I Don’t Want This Poem to End: Early and Late Poems by Mahmoud Darwish
Northampton, Massachusetts. Interlink Books. 2017. 242 pages.
Mahmoud Darwish’s last, posthumously published collection of poems (2009) contains some of the poet’s most accomplished and most challenging poems. The “unfinished” state in which he left these poems at the time of his death (August 9, 2008) compounds the challenge still further. Much of the arresting artistic quality in this collection arises from the poet’s ultimate liberation from the many constraints—social, political, conventional, etc.—that had circumscribed, to one degree or another, his creative poetic imagination. This drastically altered state of Darwish’s poetic sensibility is most evident in his unprecedented treatment of the tropes of imminent death and his lifelong preoccupation with the image of the Palestinians’ national other: the Israeli.

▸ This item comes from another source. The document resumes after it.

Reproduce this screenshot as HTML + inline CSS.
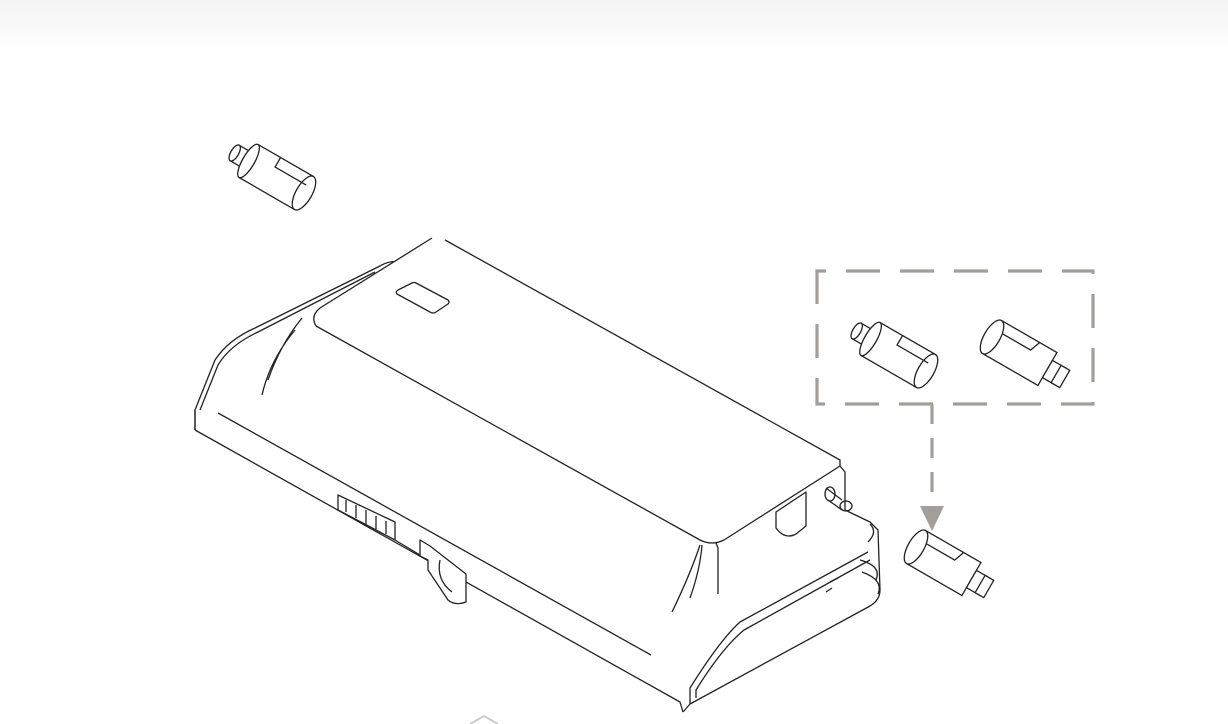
<!DOCTYPE html>
<html><head><meta charset="utf-8"><style>
html,body{margin:0;padding:0;background:#fff;width:1228px;height:724px;overflow:hidden}
.bar{position:absolute;left:0;top:0;width:1228px;height:52px;background:linear-gradient(#f4f4f4,#fbfbfb 70%,#fff)}
svg{position:absolute;left:0;top:0}
</style></head><body>
<div class="bar"></div>
<svg width="1228" height="724" viewBox="0 0 1228 724">
<defs>
<g id="cylL" fill="#fff" stroke="#222" stroke-width="1.3">
  <rect x="-50" y="-9" width="18" height="18" />
  <ellipse cx="-50" cy="0" rx="4" ry="9"/>
  <path d="M-34,-19 L30,-19 L30,19 L-34,19 Z"/>
  <ellipse cx="-34" cy="0" rx="6" ry="19"/>
  <ellipse cx="30" cy="0" rx="8" ry="19"/>
  <path d="M-8,-19 L-8,-8 L28,-8" fill="none"/>
</g>
<g id="cylR" fill="#fff" stroke="#222" stroke-width="1.3">
  <path d="M-30,-19 L34,-19 L34,19 L-30,19 Z"/>
  <ellipse cx="-30" cy="0" rx="8" ry="19"/>
  <path d="M-22,-8 L10,-8 L14,-19" fill="none"/>
  <rect x="34" y="-10" width="16" height="20"/>
  <rect x="44" y="-10" width="10" height="20"/>
</g>
</defs>

<!-- main body -->
<g fill="none" stroke="#222" stroke-width="1.3" stroke-linejoin="round">
  <!-- outer body -->
  <path d="M195,430 L195,410 L215,360 Q228,340 255,328 L380,266 Q390,260 400,262" fill="#fff"/>
  <path d="M200,410 L218,365 Q230,345 258,332 L375,272"/>
  <path d="M195,430 L680,702 L683,712"/>
  <path d="M195,430 L195,410"/>
  <path d="M218,413 L651,655"/>
  <!-- lid -->
  <path d="M432,238 L320,308 Q310,316 316,326 L700,540 Q712,546 724,540 L840,466 L840,460 L445,240" fill="#fff"/>
  <path d="M840,466 L845,472 L845,510"/>
  <path d="M716,543 L718,548 L718,594" />
  <path d="M845,510 L870,522 L878,530 L880,590 Q880,600 870,606 L690,704 L683,712"/>
  <path d="M690,704 L690,688 Q720,640 740,622 L868,552"/>
  <path d="M696,698 L696,690 Q722,648 744,630 L870,560"/>
  <path d="M868,542 Q878,532 870,524"/>
  <path d="M860,560 Q882,566 876,580 M862,572 Q884,580 878,594"/>
  <!-- curved shading lines -->
  <path d="M262,395 Q270,360 295,330 M268,380 Q280,345 302,318"/>
  <path d="M672,612 Q690,575 700,545 M690,598 Q700,570 702,545"/>
  <!-- label on lid -->
  <path d="M398,290 L412,283 Q414,282 416,283 L448,300 Q450,302 448,304 L436,312 Q433,314 430,312 L397,294 Q395,292 398,290 Z"/>
  <!-- connector port -->
  <path d="M338,495 L338,510 L395,540 L395,522 Z"/>
  <path d="M346,500 L346,512 M356,505 L356,518 M366,510 L366,524 M376,516 L376,529 M386,521 L386,534"/>
  <path d="M395,540 L420,555"/>
  <!-- latch -->
  <path d="M420,540 L420,556 L428,560 L428,570 L448,600 Q455,606 466,602 L466,574 L430,546 Z" fill="#fff"/>
  <path d="M440,560 Q436,580 452,592"/>
  <!-- end features -->
  <path d="M776,512 L776,528 Q785,540 796,534 L806,526 L806,492 Z" fill="#fff"/>
  <ellipse cx="846" cy="506" rx="6" ry="5"/>
  <path d="M826,488 L842,500 M828,500 L842,510"/>
  <ellipse cx="830" cy="494" rx="5" ry="7"/>
  <path d="M830,582 L838,578 M826,592 L832,588"/>
</g>

<!-- dashed box -->
<g fill="none" stroke="#a29f9a" stroke-width="3.2" stroke-dasharray="34 20">
  <path d="M817,296 L817,271 L1093,271 L1093,404 L817,404 L817,296"/>
</g>
<path d="M932,404 L932,506" stroke="#a29f9a" stroke-width="3.2" stroke-dasharray="20 14" fill="none"/>
<polygon points="920,506 944,506 932,531" fill="#a29f9a"/>

<!-- cylinders -->
<use href="#cylL" transform="translate(278,178) rotate(30)"/>
<use href="#cylL" transform="translate(900,356) rotate(30)"/>
<use href="#cylR" transform="translate(1018,352) rotate(30)"/>
<use href="#cylR" transform="translate(942,562) rotate(30)"/>
<path d="M470,724 L484,716 L498,724" fill="none" stroke="#ccc" stroke-width="2"/>
</svg>
</body></html>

Thus, rather than a callous and stifling menace, death figures here as a stern but considerate messenger on a sometimes negotiable but ultimately irrevocable mission. In the opening lines of the poem that gives the collection its title, Darwish utilizes the temporary respite granted from death to write perhaps the most powerful celebration of life, literally in the face of imminent death, in all of Arabic poetry. Likewise, the image of the Israeli antagonist undergoes a metamorphosis that transforms him here from a mortal enemy to an unavoidable partner in predicament. These and other similar universal themes are rendered in Darwish’s habitually charged and suggestive imagery, made all the more appealing by the poet’s elegant style and proverbial mastery of Arabic prosody.
While these poems are, on the whole, a welcome addition to the body of Arabic literary texts translated into English, Shaheen’s translation occasions a number of concerns. To begin with, the very title of this anthology is misleading: it uses the selfsame title of Darwish’s last poem, which, as noted above, also serves as the title of the poet’s posthumously published collection. This “coincidence” would have been less objectionable perhaps had the content of the translation conformed to the content of the original Arabic text, but it does not. While the Arabic version contains only poems from the last phase of Darwish’s output, specifically those that had not been previously published in any collection, Shaheen’s translation includes not only poems from earlier periods and collections but also a prolegomena by Lebanese writer Elias Khoury (who collected and prepared Darwish’s last poems for publication); an introduction by Shaheen himself; a letter that Darwish wrote to his brother from prison in the 1960s; an essay by Darwish “on exile”; an interview that Shaheen conducted with Darwish; and a piece by Faisal Darraj on “the last meeting with Mahmoud Darwish,” said to have taken place thirteen days before the poet’s death. Consequently, the poems of Darwish’s last collection make up less than a third of the entire Shaheen collection.
Unfortunately, no discernible logic seems to bind the disparate parts and pieces assembled here into a coherent or resonant whole. Furthermore, the indiscriminate lumping together of bits and pieces from various stages of the poet’s creative career runs counter to his evident desire to free his latter poetry from the various constraints that bound his earlier poems to nonliterary or aesthetic concerns.
Finally, the translation could have benefited from a rigorous editing and a closer attention to questions of syntax, diction, transliteration, and the fine but crucial distinction between translation and interpretation. These reservations notwithstanding, however, Shaheen’s valiant effort in this momentous undertaking deserves due recognition.